Remember that cold I was telling you about Monday? Ug. It didn’t get better. Throughout the day Monday, Sully got progressively worse. He was snotty and grumbly and just all around miserable and the poor thing was exhausted when we put him to bed that night.
Oh, if only it had stayed that way.
We put Sully down at about 7:30. I ran to the grocery store to grab milk right after he went down, and just after I stepped in the door and dropped the bags, a horrible sound filled the house.
“What is that?” I asked running down the hall to see where it was coming from.
Horrified, I found it was coming from a finally-sleeping Sully’s room.
The vaporizer had set off the smoke alarm.
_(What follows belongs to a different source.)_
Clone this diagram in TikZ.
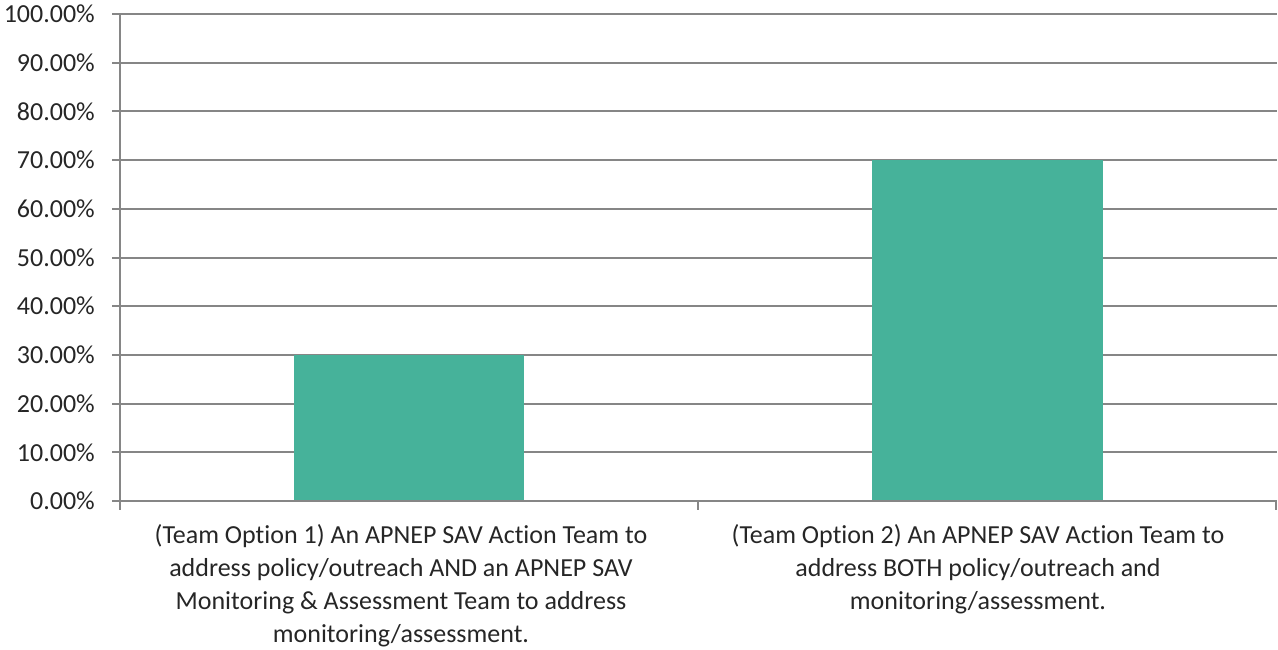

I grabbed Sully and yelled at John, “Shut it off!” as I took a very confused Sully into the kitchen away from the noise.
“Shut it off? There aren’t any freakin’ lights in his room to see!”
Oh my. This is a whole other topic, but we have a house that was built with rooms with no lights. Sometimes, I feel like we’re in that book, that one where the town never sees light. Luckily, they have big windows, but after 7:00, we rely on two lamps because the boys knock over the floor lamps we tried to put in and lordy, lordy, it’s just not a good combination. We can talk on this later though.
Luckily, John turned the smoke alarm off in a good way. I guess there’s a button or something because when he turned it off, I didn’t hear anything. When I turn off a smoke alarm a broom is involved and usually neighbors call the police.
So, here we were. John muttering under his breath about a smoke detector and a crazy fiancé. Me cursing the fact I hadn’t left a window open, or the door, or put in a skylight before I’d turned the vaporizer on, anything that would have kept the smoke detector quiet. And poor Sully, feeling absolutely miserable.
We rocked him. We cuddled him. He coughed. He wiped his chubby fist on his face and smeared snot all over his cheeks. We cleaned his cheeks. We swapped holders once our backs said, “no more holding chubby babies!,” and finally, at 10:15, I said, that’s it, I’m putting him in the car.
After a few laps around town Sully was almost asleep. I noticed there were quite a few cops out as I drove around town. I saw lights flashing as I made a turn onto the highway and saw that one of my best friends who’s now a cop had picked someone up and I nearly scolded him because it was a Monday and everyone’s miserable on Mondays so who really wants a ticket on a Monday anyway? But, I decided I didn’t want to embarrass him since I love him so much (plus, I was going 50 miles an hour and it’s hard to scold anyone when you’re driving by them that fast). And then, finally, Sully fell asleep.
And a cop got on my tail.
And stayed there.
And I thought, Dear Officer. If you wake a sleeping child to pull me over and ruin the 10 minutes of sanity I’ve had in 4 days, I will write you a ticket. And then I thought oh no. If he were walking to my car and I went to put my finger to my lips behind the window would he think I had a gun and be afraid of me? Okay. Now I was getting afraid of me.
Thank goodness, it was a smart officer, and I pulled into home ticket-less with a sleeping baby.
I enjoyed that for three minutes because Sully woke up as soon as we pulled him out of the car and stayed awake until 1:00 a.m. with small moments of sleep on our chest as we finally gave in to sitting down.
Yesterday we took him to the doctor. This is when we learned that one nostril running could signify he or his brother had tried to cram a peanut M&M up his nose (or any other small item, but I haven’t had much chocolate as yet today so I have chocolate on the brain). Knowing my children, I thought this was a very high possibility, so I was thankful when the doctor declared us free of M&Ms and other small objects.
Poor Sully though, he has croup.
We got steroids for him and this marks the second time my little 15-month-old has taken steroids (he had a dose in the womb to help his lungs develop since we knew they would be born early).
Once he’s feeling better we’ve decided we’ll enter him in a weight lifting contest.
Three days from the start of that runny nose Sully’s still got a bark-like cough but is doing much, much better, and he slept through the night last night, which means John and I are doing much, much better.
Thank goodness. If anyone wants to know the brand of a very, very good smoke detector, just let me know.